Cole sees Billings and Paradise “walking parallel paths with similar goals. Yellowstone Kelly was not well known in either place until recently, and now we are rediscovering him. People yearn for a real sense of their community, but it’s hard to feel part of it if you don’t know its history.”
Visitation at Swords Rimrock Park is on the rise, Cole said. The park hosted 170,000 visitors in 2013.
For his part, Hartley said he is working with Paradise business and government leaders to rename the nine-mile Paradise Memorial Trailway to honor Kelly.
“You never know what might happen when one person is interested in another person’s life,” he said. “If I can bring a little of his history to the forefront, it will bring great satisfaction to me.”

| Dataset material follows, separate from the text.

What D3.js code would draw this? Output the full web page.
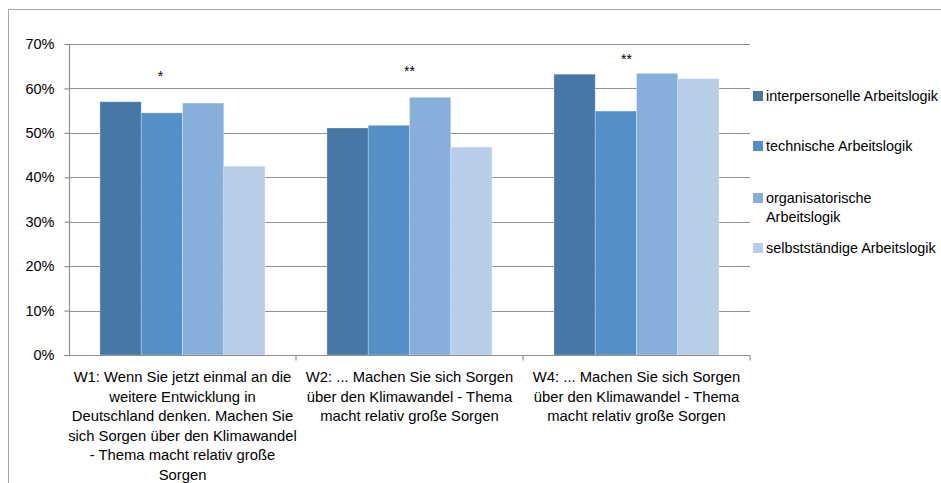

With its hills and pine trees, Paradise reminded Kelly of Montana, Hartley said. When Luther and May arrived in Paradise, they purchased 60 acres. Yellowstone Kelly spent his last years growing apples, plums and peaches.
Today there’s a historical marker where the Kelly home once stood in the southeastern section of Paradise, Hartley said.
“He was a farmer and an orchardist, and he loved that,” Hartley said. “He was a scholar who loved to read poetry, and he quoted Shakespeare. He came from good stock.”
Or, as Cole put it: “Yellowstone Kelly left Paradise to spend eternity in Billings. That’s the greatest endorsement we can have. He left Paradise 86 years ago based on a promise, and it’s about time we made good on that promise.”